As much as people feel overexposed to her chart-topping success and ubiquitous gossip, maybe she’s sick of it too. Here, she longs to escape the byproducts of celebrity, to have a life that’s fully hers, even if it costs her pristine image and deconstructs the fame machine. She fights the tendency to appear likable, one that's pervaded much of her discography. She creates for herself, as she explains: the process of writing was a “lifeline” for her. The result is compelling because of how honest she is about it all.
So there’s her answer to the price of going public: stop giving a fuck. Return art to the artist. Let the process of creation justify the product. Just like life: the journey alone should justify the end.
And I agree. After going public on Instagram and what not, I’ve learned that, with all peace and love, no one cares — so I should care less too. I learned that everybody moves on, and that one person’s cringe doesn’t really mean anything. That the world is bigger than me, and I’m shielded by others’ apathy.

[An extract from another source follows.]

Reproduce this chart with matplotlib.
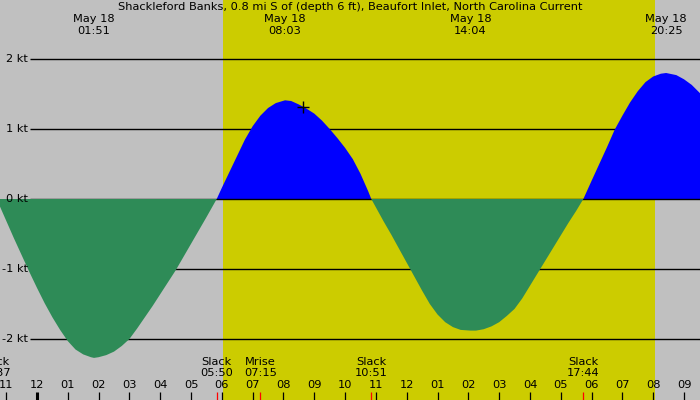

Maybe it’s a mental illness to engage in self-revisionism, but I kind of enjoy living double lives and smearing the boundary between fiction and nonfiction, between my inner and outer voices. That’s what creating allows you to do: you can capture today for tomorrow, define things on your terms, and weave those snapshots into alternative histories. Publicizing, then, is part of the metaphysical quest to prove one’s existence beyond oneself by impacting an oblivious world. One that only knows what you let it see. With certain contexts removed, whatever I display is the truth, and that’s the power trip.
There’s a Chinese saying that to be perceived is to be misunderstood. To be misunderstood is the price I'll pay. Long as I can control my narrative by creating and releasing, I'll let go of the interpretation to the world and the spectators in it. “This is the part where I spit it all out, and you decide what you think of me,” I’d sing. I want to craft who I am, but not be the arbiter of what I can be.
So I need not be relatable. It’s fine if only few understand. But somehow I’m sure, no matter what, some will. Dear reader, aren’t you still reading?
In the song 愚月 wrote for his 23rd birthday, he sings:
那时流行什么东西 (What was once in style)
现在恐怕还是一样 (Probably still the same)
但你看我还是做我想做的 (But you see, I’ve been doing what I wanted)
此刻也能被你播放 (And you’re playing this song today)
I’m 23 too. I hope that'll be the case for me too. For all the smoke and mirrors I deploy, I still publish myself as an open book online, so that those pages might fly somewhere I can’t physically be, and touch someone far, far away.
Creating is an outlet. Not a performance. Art is personal. It can be a private view. Understanding is few and far between. Thus pointless to hope for. Life is long. We need something by which to remember the pain.
Such is what I've come to believe, and so is the case for The Tortured Poets Department. Meet someone, kiss someone. Love someone, lose someone. How do we record history for our future self? How do we project from now into eternity? How do we preserve the vibrations of emotions through time? What can we do but pen it all down.